Results: In four nonrelated GnRH males, a novel X-linked pathogenic variant in ANOS1 gene, two novel autosomal dominant (AD) probably pathogenic variants in WDR11 and FGFR1 genes and one rare AD probably pathogenic variant in CHD7 gene were identified. A rare autosomal recessive (AR) variant in the SRA1 gene was identified in homozygosity in a female patient, whilst two other male patients were also respectively found to carry novel or previously reported rare pathogenic variants in more than one genes; FGFR1/POLR3A and SRA1/RNF216.
Conclusion: This report embraces the description of novel and previously reported rare pathogenic variants in a series of genes known to be implicated in the biological development of CHH. Notably, patients with CHH can harbor pathogenic rare variants in more than one gene which raises the hypothesis of locus-locus interactions providing evidence for digenic inheritance. The identification of such aberrations by NGS can be very informative for the management and future planning of these patients.

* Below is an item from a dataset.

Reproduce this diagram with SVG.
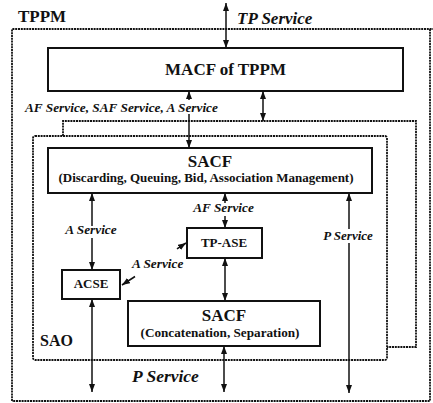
<svg xmlns="http://www.w3.org/2000/svg" width="433" height="403" viewBox="0 0 433 403">
<style>
  .box{fill:#fff;stroke:#111;stroke-width:2}
  .dot{fill:none;stroke:#111;stroke-width:1.8;stroke-dasharray:2 0.8}
  .ln{stroke:#111;stroke-width:1.5;fill:none}
  .s{marker-start:url(#ah)}
  .e{marker-end:url(#ah)}
  .t{font-family:"Liberation Serif","Times New Roman",serif;font-weight:bold;fill:#111}
  .i{font-family:"Liberation Serif","Times New Roman",serif;font-weight:bold;font-style:italic;fill:#111}
  .m{text-anchor:middle}
</style>
<defs>
  <marker id="ah" viewBox="0 0 8 6" refX="8" refY="3" markerWidth="8" markerHeight="6" orient="auto-start-reverse" markerUnits="userSpaceOnUse">
    <path d="M0,0 L8,3 L0,6 z" fill="#111"/>
  </marker>
</defs>
<rect width="433" height="403" fill="#fff"/>

<g id="tppm">
  <path class="dot" d="M12,401 V29 H433 M430,29 V401 H12"/>
  <text class="t" x="18" y="22" font-size="17">TPPM</text>
</g>

<g id="sao-back">
  <path class="dot" d="M63,136 V121 H416 V347 H387"/>
</g>
<g id="sao">
  <rect class="dot" x="33" y="136" width="354" height="224" rx="2"/>
  <text class="t" x="40" y="346" font-size="16">SAO</text>
</g>

<g id="macf">
  <rect class="box" x="48" y="48" width="355" height="43"/>
  <text class="t m" x="225.5" y="75" font-size="17">MACF of TPPM</text>
</g>

<g id="sacf-upper">
  <rect class="box" x="48" y="148" width="324" height="45"/>
  <text class="t m" x="210" y="167" font-size="17">SACF</text>
  <text class="t m" x="206" y="182" font-size="13">(Discarding, Queuing, Bid, Association Management)</text>
</g>

<g id="tpase">
  <rect class="box" x="187" y="228" width="75" height="30"/>
  <text class="t m" x="224" y="247" font-size="13">TP-ASE</text>
</g>

<g id="acse">
  <rect class="box" x="62" y="270" width="58" height="29"/>
  <text class="t m" x="91" y="288" font-size="13">ACSE</text>
</g>

<g id="sacf-lower">
  <rect class="box" x="128" y="301" width="192" height="45"/>
  <text class="t m" x="224" y="321" font-size="17">SACF</text>
  <text class="t m" x="220" y="337" font-size="13.2">(Concatenation, Separation)</text>
</g>

<g id="connectors">
  <!-- TP Service -->
  <line class="ln s e" x1="226" y1="3" x2="226" y2="48"/>
  <!-- MACF to SACF -->
  <line class="ln s" x1="189" y1="91" x2="189" y2="100"/>
  <line class="ln e" x1="189" y1="114" x2="189" y2="148"/>
  <!-- MACF to SAO back -->
  <line class="ln s e" x1="263" y1="91" x2="263" y2="121"/>
  <!-- A Service SACF-ACSE -->
  <line class="ln s" x1="92" y1="193" x2="92" y2="226"/>
  <line class="ln e" x1="92" y1="238" x2="92" y2="270"/>
  <!-- AF Service -->
  <line class="ln s" x1="225" y1="193" x2="225" y2="203"/>
  <line class="ln e" x1="225" y1="216" x2="225" y2="228"/>
  <!-- P Service -->
  <line class="ln s" x1="349" y1="193" x2="349" y2="229"/>
  <line class="ln e" x1="349" y1="243" x2="349" y2="393"/>
  <!-- TP-ASE to lower SACF -->
  <line class="ln s e" x1="225" y1="258" x2="225" y2="301"/>
  <!-- lower SACF down -->
  <line class="ln s e" x1="224" y1="346" x2="224" y2="392"/>
  <!-- ACSE down -->
  <line class="ln s e" x1="92" y1="299" x2="92" y2="392"/>
  <!-- diagonal A Service -->
  <line class="ln s" x1="122" y1="285" x2="135" y2="276.5"/>
  <line class="ln e" x1="177" y1="248.9" x2="186" y2="243"/>

  <text class="i" x="237" y="24" font-size="17">TP Service</text>
  <text class="i" x="25" y="112" font-size="13.3">AF Service, SAF Service, A Service</text>
  <text class="i m" x="91" y="234" font-size="13.3">A Service</text>
  <text class="i m" x="223.5" y="212" font-size="13.3">AF Service</text>
  <text class="i m" x="348" y="240" font-size="13">P Service</text>
  <text class="i" x="132" y="268" font-size="13.3">A Service</text>
  <text class="i" x="132" y="382" font-size="17.5">P Service</text>
</g>
</svg>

Genomic DNA was isolated from peripheral blood using the Gentra Puregene Kit (Qiagen, Valencia, CA, USA) according to the manufacturer’s instructions. The DNA concentration and purity was measured using the Nanodrop ND-1000 spectrophotometer (NanoDrop Technologies, Wilmington, DE, USA). Prior to library preparation for whole exome sequencing (WES) genomic DNA was quantified using the Qubit dsDNA BR Assay Kit (Invitrogen, Life Technologies, Eugene, OR, USA) on a Qubit® 2.0 Fluorometer (Invitrogen, Life Technologies, Eugene, OR, USA). WES was performed by using the TruSeq Exome Kit (Illumina Inc., San Diego, CA, USA) with paired-end 150 bp reads. NGS was performed using the NextSeq 500/550 High Output Kit v2.5 (150 Cycles) on an NextSeq500 system (Illumina Inc., San Diego, CA, USA). The FastQC quality control tool (http://www.bioinformatics.babraham.ac.uk/projects/fastqc/) was used to evaluate the quality of the WES procedure. The mean target coverage for the exome was 70.88X. Specifically, 10X coverage was achieved for 99.22% of the nucleotides, 20X coverage for 87.68% of the nucleotides and 30X coverage for 79.35% of the nucleotides, indicating that the WES reaction was of sufficiently high quality for subsequent analysis.
The fastqc data obtained by WES were processed using an in-house bioinformatics pipeline. Briefly, all variants were inputted into the VarApp Browser and filtered. VarApp is a graphical user interface, which supports GEMINI. Variants in selected genes with biological involvement in the GnRH neuronal system and CHH were further analyzed using the Qualimap v2.2.1 tool to calculate the target coverage. Mean target coverage was greater than 20X for 93.2% of the selected genes and greater than 30X for 89% of the selected genes . Variants in these genes were additionally filtered using the VarApp Browser for minor allele frequencies of less than 1% in public databases such as 1000 genomes, ExAC browser and Exome Sequencing Project (ESP). Moreover, variants were filtered and selected according to their impact such as frameshift, splice acceptor, splice donor, start lost, stop gained, stop lost, inframe deletion, inframe insertion, missense, protein altering and splice region. In addition, variants were filtered by the VarApp Browser for their pathogenicity by two in silico tools, SIFT and Polyphen2. Population-specific data from an in-house WES library composed of 51 randomly selected samples of Cypriot origin were used to evaluate the potential disease-causing variants. All variants identified were confirmed by Sanger sequencing. When genetic material of relatives was obtainable, familial segregation was performed. For the cases where two potentially pathogenic variants were identified in an individual, we employed the ORVAL platform for predicting pathogenicity due to digenicity. Finally, the variants were categorized for their pathogenicity using the standards and guidelines of the American College of Medical Genetics and Genomics and the Association for Molecular Pathology.